'''

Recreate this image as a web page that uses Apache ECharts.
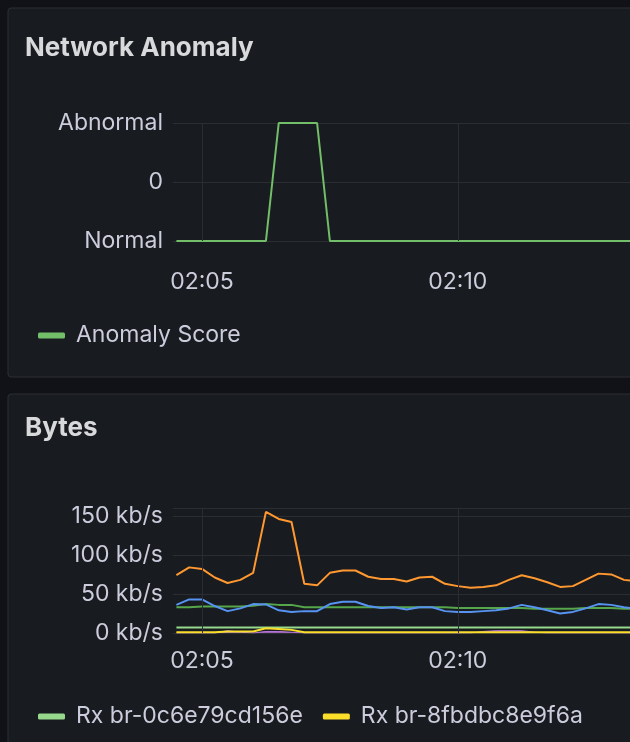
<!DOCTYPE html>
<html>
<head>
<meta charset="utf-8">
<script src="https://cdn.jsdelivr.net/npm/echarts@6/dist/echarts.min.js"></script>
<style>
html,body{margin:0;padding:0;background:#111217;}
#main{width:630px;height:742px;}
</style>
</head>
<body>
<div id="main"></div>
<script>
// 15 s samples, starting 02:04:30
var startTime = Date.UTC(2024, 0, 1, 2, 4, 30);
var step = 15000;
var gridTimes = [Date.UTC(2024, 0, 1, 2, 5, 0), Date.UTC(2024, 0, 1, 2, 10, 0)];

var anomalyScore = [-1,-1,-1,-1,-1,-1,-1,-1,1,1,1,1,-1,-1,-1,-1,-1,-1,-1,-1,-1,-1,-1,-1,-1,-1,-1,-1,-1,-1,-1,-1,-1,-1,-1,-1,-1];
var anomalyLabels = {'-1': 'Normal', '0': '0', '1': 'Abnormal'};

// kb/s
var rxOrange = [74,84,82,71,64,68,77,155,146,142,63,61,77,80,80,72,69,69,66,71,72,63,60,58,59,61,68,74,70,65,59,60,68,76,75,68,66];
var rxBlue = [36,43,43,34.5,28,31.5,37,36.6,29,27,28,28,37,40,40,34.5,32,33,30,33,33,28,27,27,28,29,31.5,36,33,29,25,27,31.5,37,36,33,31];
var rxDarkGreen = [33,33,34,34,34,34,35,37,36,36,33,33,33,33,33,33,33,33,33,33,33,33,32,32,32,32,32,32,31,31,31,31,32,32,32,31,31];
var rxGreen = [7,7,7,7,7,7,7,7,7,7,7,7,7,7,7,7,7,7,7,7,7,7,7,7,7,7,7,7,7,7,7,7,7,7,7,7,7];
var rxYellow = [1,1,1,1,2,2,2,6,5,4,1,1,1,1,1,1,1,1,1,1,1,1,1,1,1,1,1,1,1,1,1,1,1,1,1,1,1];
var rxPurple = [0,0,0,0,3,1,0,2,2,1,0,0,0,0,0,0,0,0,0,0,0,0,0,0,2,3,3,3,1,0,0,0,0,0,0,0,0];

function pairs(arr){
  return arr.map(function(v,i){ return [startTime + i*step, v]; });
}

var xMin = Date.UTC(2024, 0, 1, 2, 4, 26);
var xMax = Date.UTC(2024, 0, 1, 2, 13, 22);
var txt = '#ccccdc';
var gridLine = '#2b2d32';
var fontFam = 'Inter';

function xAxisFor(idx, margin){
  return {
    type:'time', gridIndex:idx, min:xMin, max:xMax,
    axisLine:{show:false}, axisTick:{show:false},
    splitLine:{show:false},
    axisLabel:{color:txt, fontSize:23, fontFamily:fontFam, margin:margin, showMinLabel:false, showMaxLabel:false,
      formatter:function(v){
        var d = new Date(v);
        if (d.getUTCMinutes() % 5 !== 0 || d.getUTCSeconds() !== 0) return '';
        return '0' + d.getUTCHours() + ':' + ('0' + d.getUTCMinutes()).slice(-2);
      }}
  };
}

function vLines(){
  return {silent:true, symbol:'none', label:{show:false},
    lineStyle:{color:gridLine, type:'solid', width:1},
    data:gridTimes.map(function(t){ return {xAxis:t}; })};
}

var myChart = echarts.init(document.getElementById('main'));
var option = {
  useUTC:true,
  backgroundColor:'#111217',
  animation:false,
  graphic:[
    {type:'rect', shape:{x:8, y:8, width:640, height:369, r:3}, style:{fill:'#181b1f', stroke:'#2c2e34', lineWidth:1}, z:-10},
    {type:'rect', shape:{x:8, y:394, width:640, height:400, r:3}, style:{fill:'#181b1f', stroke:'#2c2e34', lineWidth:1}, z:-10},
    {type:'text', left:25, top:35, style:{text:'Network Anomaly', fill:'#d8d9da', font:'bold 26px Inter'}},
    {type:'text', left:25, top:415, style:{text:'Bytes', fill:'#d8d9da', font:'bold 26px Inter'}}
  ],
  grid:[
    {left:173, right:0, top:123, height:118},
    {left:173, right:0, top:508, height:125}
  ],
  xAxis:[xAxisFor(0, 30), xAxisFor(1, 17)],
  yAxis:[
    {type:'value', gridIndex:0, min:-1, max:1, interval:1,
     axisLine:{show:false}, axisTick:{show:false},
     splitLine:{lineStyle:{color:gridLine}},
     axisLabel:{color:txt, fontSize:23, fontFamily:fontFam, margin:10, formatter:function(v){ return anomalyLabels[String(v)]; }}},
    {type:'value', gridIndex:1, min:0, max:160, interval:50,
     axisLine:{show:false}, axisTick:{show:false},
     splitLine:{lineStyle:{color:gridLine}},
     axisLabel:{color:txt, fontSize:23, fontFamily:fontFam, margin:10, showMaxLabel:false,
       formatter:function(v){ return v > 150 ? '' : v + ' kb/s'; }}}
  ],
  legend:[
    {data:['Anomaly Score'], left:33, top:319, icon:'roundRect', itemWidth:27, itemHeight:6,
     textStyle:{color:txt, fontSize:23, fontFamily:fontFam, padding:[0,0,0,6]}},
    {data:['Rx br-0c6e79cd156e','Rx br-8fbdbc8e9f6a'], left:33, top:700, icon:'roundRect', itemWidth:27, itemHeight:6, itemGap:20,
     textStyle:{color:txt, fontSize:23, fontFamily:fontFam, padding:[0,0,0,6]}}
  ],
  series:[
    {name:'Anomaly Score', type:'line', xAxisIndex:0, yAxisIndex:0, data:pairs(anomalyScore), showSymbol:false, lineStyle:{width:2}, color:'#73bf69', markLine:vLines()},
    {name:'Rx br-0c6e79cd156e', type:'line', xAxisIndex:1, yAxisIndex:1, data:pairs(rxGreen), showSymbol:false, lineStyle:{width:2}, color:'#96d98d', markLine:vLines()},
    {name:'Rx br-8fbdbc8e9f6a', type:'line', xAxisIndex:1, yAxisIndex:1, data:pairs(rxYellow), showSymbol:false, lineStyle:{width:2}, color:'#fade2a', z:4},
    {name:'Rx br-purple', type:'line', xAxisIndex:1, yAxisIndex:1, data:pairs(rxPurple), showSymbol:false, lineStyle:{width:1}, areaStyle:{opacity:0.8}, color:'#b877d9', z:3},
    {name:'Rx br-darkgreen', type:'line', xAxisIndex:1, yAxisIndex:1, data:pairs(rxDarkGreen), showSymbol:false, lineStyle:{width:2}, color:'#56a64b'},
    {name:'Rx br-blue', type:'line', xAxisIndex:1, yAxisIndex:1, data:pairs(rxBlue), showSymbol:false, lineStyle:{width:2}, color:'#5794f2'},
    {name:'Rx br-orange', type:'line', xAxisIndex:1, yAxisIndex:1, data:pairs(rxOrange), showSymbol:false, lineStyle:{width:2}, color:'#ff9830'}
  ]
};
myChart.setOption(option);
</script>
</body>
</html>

'''

*What is being asked:* Reproduce all of the data exactly; the pictures do not belong in the copy.

*Task response:*
Recreate this image as a web page that uses Apache ECharts.
<!DOCTYPE html>
<html>
<head>
<meta charset="utf-8">
<script src="https://cdn.jsdelivr.net/npm/echarts@6/dist/echarts.min.js"></script>
<style>
html,body{margin:0;padding:0;background:#111217;}
#main{width:630px;height:742px;}
</style>
</head>
<body>
<div id="main"></div>
<script>
// 15 s samples, starting 02:04:30
var startTime = Date.UTC(2024, 0, 1, 2, 4, 30);
var step = 15000;
var gridTimes = [Date.UTC(2024, 0, 1, 2, 5, 0), Date.UTC(2024, 0, 1, 2, 10, 0)];

var anomalyScore = [-1,-1,-1,-1,-1,-1,-1,-1,1,1,1,1,-1,-1,-1,-1,-1,-1,-1,-1,-1,-1,-1,-1,-1,-1,-1,-1,-1,-1,-1,-1,-1,-1,-1,-1,-1];
var anomalyLabels = {'-1': 'Normal', '0': '0', '1': 'Abnormal'};

// kb/s
var rxOrange = [74,84,82,71,64,68,77,155,146,142,63,61,77,80,80,72,69,69,66,71,72,63,60,58,59,61,68,74,70,65,59,60,68,76,75,68,66];
var rxBlue = [36,43,43,34.5,28,31.5,37,36.6,29,27,28,28,37,40,40,34.5,32,33,30,33,33,28,27,27,28,29,31.5,36,33,29,25,27,31.5,37,36,33,31];
var rxDarkGreen = [33,33,34,34,34,34,35,37,36,36,33,33,33,33,33,33,33,33,33,33,33,33,32,32,32,32,32,32,31,31,31,31,32,32,32,31,31];
var rxGreen = [7,7,7,7,7,7,7,7,7,7,7,7,7,7,7,7,7,7,7,7,7,7,7,7,7,7,7,7,7,7,7,7,7,7,7,7,7];
var rxYellow = [1,1,1,1,2,2,2,6,5,4,1,1,1,1,1,1,1,1,1,1,1,1,1,1,1,1,1,1,1,1,1,1,1,1,1,1,1];
var rxPurple = [0,0,0,0,3,1,0,2,2,1,0,0,0,0,0,0,0,0,0,0,0,0,0,0,2,3,3,3,1,0,0,0,0,0,0,0,0];

function pairs(arr){
  return arr.map(function(v,i){ return [startTime + i*step, v]; });
}

var xMin = Date.UTC(2024, 0, 1, 2, 4, 26);
var xMax = Date.UTC(2024, 0, 1, 2, 13, 22);
var txt = '#ccccdc';
var gridLine = '#2b2d32';
var fontFam = 'Inter';

function xAxisFor(idx, margin){
  return {
    type:'time', gridIndex:idx, min:xMin, max:xMax,
    axisLine:{show:false}, axisTick:{show:false},
    splitLine:{show:false},
    axisLabel:{color:txt, fontSize:23, fontFamily:fontFam, margin:margin, showMinLabel:false, showMaxLabel:false,
      formatter:function(v){
        var d = new Date(v);
        if (d.getUTCMinutes() % 5 !== 0 || d.getUTCSeconds() !== 0) return '';
        return '0' + d.getUTCHours() + ':' + ('0' + d.getUTCMinutes()).slice(-2);
      }}
  };
}

function vLines(){
  return {silent:true, symbol:'none', label:{show:false},
    lineStyle:{color:gridLine, type:'solid', width:1},
    data:gridTimes.map(function(t){ return {xAxis:t}; })};
}

var myChart = echarts.init(document.getElementById('main'));
var option = {
  useUTC:true,
  backgroundColor:'#111217',
  animation:false,
  graphic:[
    {type:'rect', shape:{x:8, y:8, width:640, height:369, r:3}, style:{fill:'#181b1f', stroke:'#2c2e34', lineWidth:1}, z:-10},
    {type:'rect', shape:{x:8, y:394, width:640, height:400, r:3}, style:{fill:'#181b1f', stroke:'#2c2e34', lineWidth:1}, z:-10},
    {type:'text', left:25, top:35, style:{text:'Network Anomaly', fill:'#d8d9da', font:'bold 26px Inter'}},
    {type:'text', left:25, top:415, style:{text:'Bytes', fill:'#d8d9da', font:'bold 26px Inter'}}
  ],
  grid:[
    {left:173, right:0, top:123, height:118},
    {left:173, right:0, top:508, height:125}
  ],
  xAxis:[xAxisFor(0, 30), xAxisFor(1, 17)],
  yAxis:[
    {type:'value', gridIndex:0, min:-1, max:1, interval:1,
     axisLine:{show:false}, axisTick:{show:false},
     splitLine:{lineStyle:{color:gridLine}},
     axisLabel:{color:txt, fontSize:23, fontFamily:fontFam, margin:10, formatter:function(v){ return anomalyLabels[String(v)]; }}},
    {type:'value', gridIndex:1, min:0, max:160, interval:50,
     axisLine:{show:false}, axisTick:{show:false},
     splitLine:{lineStyle:{color:gridLine}},
     axisLabel:{color:txt, fontSize:23, fontFamily:fontFam, margin:10, showMaxLabel:false,
       formatter:function(v){ return v > 150 ? '' : v + ' kb/s'; }}}
  ],
  legend:[
    {data:['Anomaly Score'], left:33, top:319, icon:'roundRect', itemWidth:27, itemHeight:6,
     textStyle:{color:txt, fontSize:23, fontFamily:fontFam, padding:[0,0,0,6]}},
    {data:['Rx br-0c6e79cd156e','Rx br-8fbdbc8e9f6a'], left:33, top:700, icon:'roundRect', itemWidth:27, itemHeight:6, itemGap:20,
     textStyle:{color:txt, fontSize:23, fontFamily:fontFam, padding:[0,0,0,6]}}
  ],
  series:[
    {name:'Anomaly Score', type:'line', xAxisIndex:0, yAxisIndex:0, data:pairs(anomalyScore), showSymbol:false, lineStyle:{width:2}, color:'#73bf69', markLine:vLines()},
    {name:'Rx br-0c6e79cd156e', type:'line', xAxisIndex:1, yAxisIndex:1, data:pairs(rxGreen), showSymbol:false, lineStyle:{width:2}, color:'#96d98d', markLine:vLines()},
    {name:'Rx br-8fbdbc8e9f6a', type:'line', xAxisIndex:1, yAxisIndex:1, data:pairs(rxYellow), showSymbol:false, lineStyle:{width:2}, color:'#fade2a', z:4},
    {name:'Rx br-purple', type:'line', xAxisIndex:1, yAxisIndex:1, data:pairs(rxPurple), showSymbol:false, lineStyle:{width:1}, areaStyle:{opacity:0.8}, color:'#b877d9', z:3},
    {name:'Rx br-darkgreen', type:'line', xAxisIndex:1, yAxisIndex:1, data:pairs(rxDarkGreen), showSymbol:false, lineStyle:{width:2}, color:'#56a64b'},
    {name:'Rx br-blue', type:'line', xAxisIndex:1, yAxisIndex:1, data:pairs(rxBlue), showSymbol:false, lineStyle:{width:2}, color:'#5794f2'},
    {name:'Rx br-orange', type:'line', xAxisIndex:1, yAxisIndex:1, data:pairs(rxOrange), showSymbol:false, lineStyle:{width:2}, color:'#ff9830'}
  ]
};
myChart.setOption(option);
</script>
</body>
</html>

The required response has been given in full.